Yang berikutnya adalah Menteri. Menteri dapat melaporkan pihak yang menghina dirinya. Hal tersebut mengacu pada Pasal 240 yang berbunyi:
"Setiap orang yang di muka umum dengan lisan atau tulisan menghina pemerintah atau lembaga negara, dipidana dengan pidana penjara paling lama 1 (satu) tahun 6 (enam) Bulan atau pidana denda paling banyak kategori II,".
Jika penghinaan melalui media sosial, maka diatur dalam Pasal 241 bahwa penghinaan yang dilakukan lewat medsos terancam 3 tahun bui. Jika penghinaan lewat medsos berujung kerusuhan, maka terancam maksimal 4 tahun bui.

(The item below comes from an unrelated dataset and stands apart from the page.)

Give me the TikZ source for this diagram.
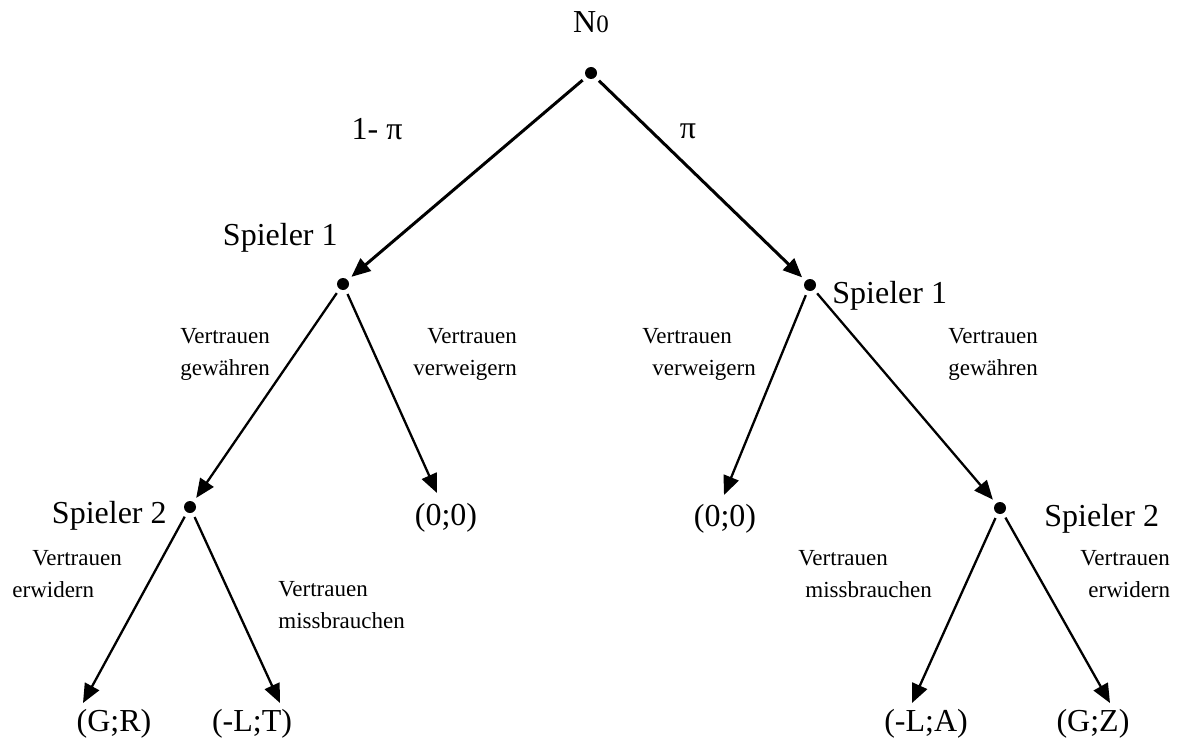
\documentclass[tikz,border=0pt]{standalone}
\usepackage{fontspec}
\setmainfont{Liberation Serif}
\usetikzlibrary{arrows.meta}

\begin{document}
\begin{tikzpicture}[x=0.5pt,y=-0.5pt,
  big/.style={font=\fontsize{16pt}{19pt}\selectfont, inner sep=0pt},
  small/.style={font=\fontsize{11.5pt}{16pt}\selectfont, inner sep=0pt, align=left},
  dot/.style={circle, fill=black, minimum size=6pt, inner sep=0pt, outer sep=2.5pt},
  edge/.style={line width=1.15pt, -{Triangle[length=9.5pt,width=8pt]}},
  topedge/.style={edge, line width=1.5pt}]
\useasboundingbox (0,0) rectangle (1183,738);

% decision nodes
\node[dot] (n0)  at (591,73)  {};
\node[dot] (s1l) at (343,284) {};
\node[dot] (s1r) at (810,285) {};
\node[dot] (s2l) at (190,507) {};
\node[dot] (s2r) at (1000,508) {};

% node names and probabilities
\node[big, anchor=base] (n0lab) at (591,33) {N{\fontsize{12.5pt}{15pt}\selectfont 0}};
\node[big, anchor=base] (pl) at (377,140) {1- π};
\node[big, anchor=base] (pr) at (688,139) {π};
\node[big, anchor=base east] (s1llab) at (338,245) {Spieler 1};
\node[big, anchor=base west] (s1rlab) at (832,303) {Spieler 1};
\node[big, anchor=base east] (s2llab) at (167,523) {Spieler 2};
\node[big, anchor=base west] (s2rlab) at (1044,526) {Spieler 2};

% payoffs
\node[big, anchor=base] (zl) at (446,525) {(0;0)};
\node[big, anchor=base] (zr) at (725,526) {(0;0)};
\node[big, anchor=base] (gr) at (114,731) {(G;R)};
\node[big, anchor=base] (lt) at (252,731) {(-L;T)};
\node[big, anchor=base] (la) at (926,731) {(-L;A)};
\node[big, anchor=base] (gz) at (1093,731) {(G;Z)};

% action labels (anchored at the baseline of their second line)
\node[small, anchor=base west] (a1) at (180,375) {Vertrauen\\gewähren};
\node[small, anchor=base west] (a2) at (413,375) {\hspace*{7pt}Vertrauen\\verweigern};
\node[small, anchor=base west] (a3) at (642,375) {Vertrauen\\\hspace*{5pt}verweigern};
\node[small, anchor=base west] (a4) at (948,375) {Vertrauen\\gewähren};
\node[small, anchor=base west] (a5) at (12,597) {\hspace*{10pt}Vertrauen\\erwidern};
\node[small, anchor=base west] (a6) at (278,628) {Vertrauen\\missbrauchen};
\node[small, anchor=base west] (a7) at (798,597) {Vertrauen\\\hspace*{3.5pt}missbrauchen};
\node[small, anchor=base west] (a8) at (1080,597) {Vertrauen\\\hspace*{4pt}erwidern};

% arrow ends above the payoffs
\coordinate (zl-tip) at (437,493);
\coordinate (zr-tip) at (724,495);
\coordinate (gr-tip) at (83,703);
\coordinate (lt-tip) at (280,703);
\coordinate (la-tip) at (912,703);
\coordinate (gz-tip) at (1110,703);

% branches
\draw[topedge] (n0) -- (s1l);
\draw[topedge] (n0) -- (s1r);
\draw[edge] (s1l) -- (s2l);
\draw[edge] (s1l) -- (zl-tip);
\draw[edge] (s1r) -- (zr-tip);
\draw[edge] (s1r) -- (s2r);
\draw[edge] (s2l) -- (gr-tip);
\draw[edge] (s2l) -- (lt-tip);
\draw[edge] (s2r) -- (la-tip);
\draw[edge] (s2r) -- (gz-tip);
\end{tikzpicture}
\end{document}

Tak hanya Presiden, Wakil Presiden beserta Menteri, Lembaga MPR, DPR dan DPD dapat melaporkan pihak yang menghina, menista, atau memfitnah dirinya. Ini juga mengacu pada Pasal 240 yang berbunyi:
"Setiap Orang yang Di Muka Umum dengan lisan atau tulisan menghina pemerintah atau lembaga negara, dipidana dengan pidana penjara paling lama 1 (satu) tahun 6 (enam) Bulan atau pidana denda paling banyak kategori II,".
Jika penghinaan melalui media sosial, maka diatur dalam Pasal 241 bahwa penghinaan yang dilakukan lewat medsos terancam 3 tahun bui. Jika penghinaan lewat medsos berujung kerusuhan, maka terancam maksimal 4 tahun bui.
Selain lembaga eksekutif dan legislatif, Pasal 240 juga mengatur penghinaan terhadap lembaga yudikatif. Mahkamah Agung dan Mahkamah Konstitusi dapat melaporkan pihak yang dinilai menghina atau memfitnah.
"Setiap Orang yang Di Muka Umum dengan lisan atau tulisan menghina pemerintah atau lembaga negara, dipidana dengan pidana penjara paling lama 1 (satu) tahun 6 (enam) Bulan atau pidana denda paling banyak kategori II," demikian bunyi pasal tersebut.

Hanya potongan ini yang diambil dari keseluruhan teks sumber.